--- Given problem ---
Check each line of the listing below for the string "matplotlib", and give only how many lines hold it.

--- Data provided ---
※
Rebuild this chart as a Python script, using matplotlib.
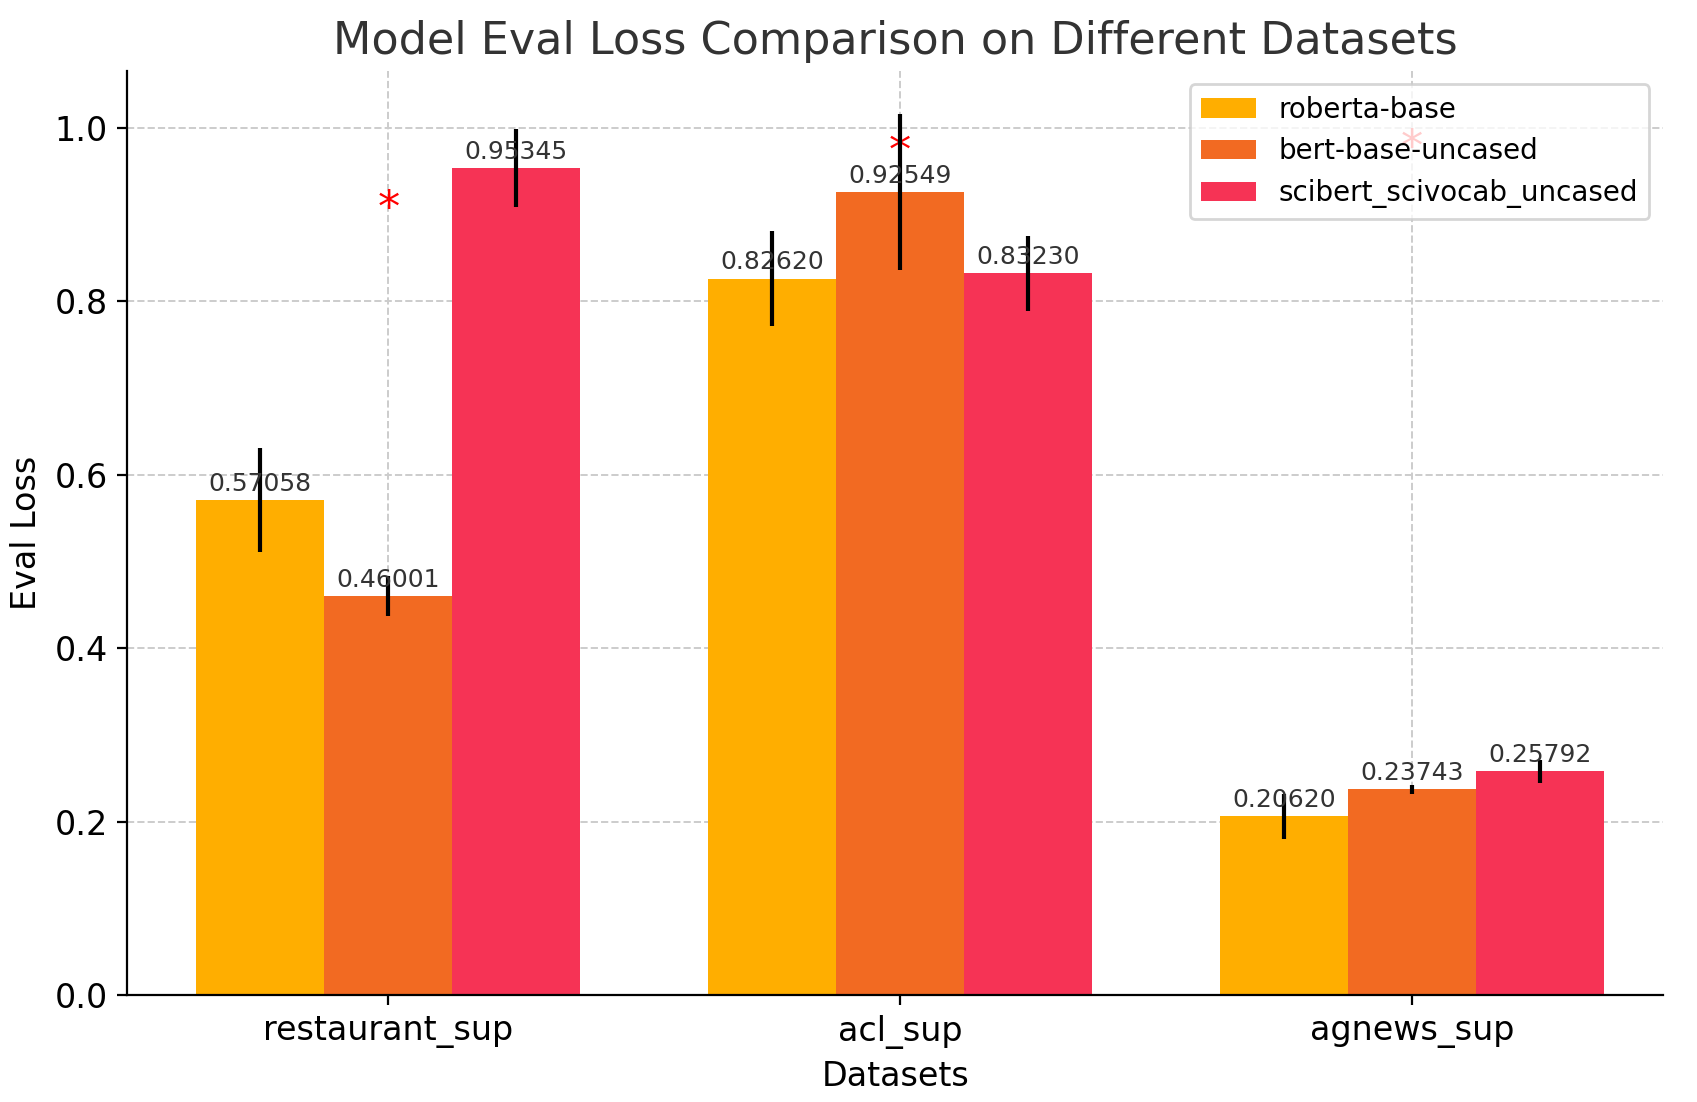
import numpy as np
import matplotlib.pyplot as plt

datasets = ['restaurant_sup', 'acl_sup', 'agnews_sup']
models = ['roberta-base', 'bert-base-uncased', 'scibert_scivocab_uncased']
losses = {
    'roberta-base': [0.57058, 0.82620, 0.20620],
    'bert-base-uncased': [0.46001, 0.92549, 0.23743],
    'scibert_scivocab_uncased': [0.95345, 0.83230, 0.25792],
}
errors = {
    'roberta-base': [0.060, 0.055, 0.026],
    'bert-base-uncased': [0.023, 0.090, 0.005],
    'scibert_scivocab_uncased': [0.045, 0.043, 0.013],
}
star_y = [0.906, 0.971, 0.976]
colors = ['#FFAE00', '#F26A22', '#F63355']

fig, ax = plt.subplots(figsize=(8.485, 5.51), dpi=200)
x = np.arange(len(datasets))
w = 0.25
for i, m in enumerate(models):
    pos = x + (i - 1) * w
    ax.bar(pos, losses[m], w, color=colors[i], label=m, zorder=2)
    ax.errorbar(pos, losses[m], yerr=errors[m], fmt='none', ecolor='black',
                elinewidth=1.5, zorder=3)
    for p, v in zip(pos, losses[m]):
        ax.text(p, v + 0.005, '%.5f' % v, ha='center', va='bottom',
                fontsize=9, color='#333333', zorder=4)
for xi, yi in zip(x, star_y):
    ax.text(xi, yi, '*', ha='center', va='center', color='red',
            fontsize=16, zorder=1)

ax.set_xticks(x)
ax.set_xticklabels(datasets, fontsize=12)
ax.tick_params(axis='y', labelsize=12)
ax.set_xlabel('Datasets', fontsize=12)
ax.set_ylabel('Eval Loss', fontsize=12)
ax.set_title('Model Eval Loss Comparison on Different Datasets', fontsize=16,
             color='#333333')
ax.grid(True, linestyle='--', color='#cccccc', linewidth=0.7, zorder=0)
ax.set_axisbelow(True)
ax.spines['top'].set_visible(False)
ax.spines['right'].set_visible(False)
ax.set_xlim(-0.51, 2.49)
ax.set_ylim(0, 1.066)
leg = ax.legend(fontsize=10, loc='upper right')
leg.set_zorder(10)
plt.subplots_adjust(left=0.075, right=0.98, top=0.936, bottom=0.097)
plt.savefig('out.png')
※
--- Output of the exercise ---
2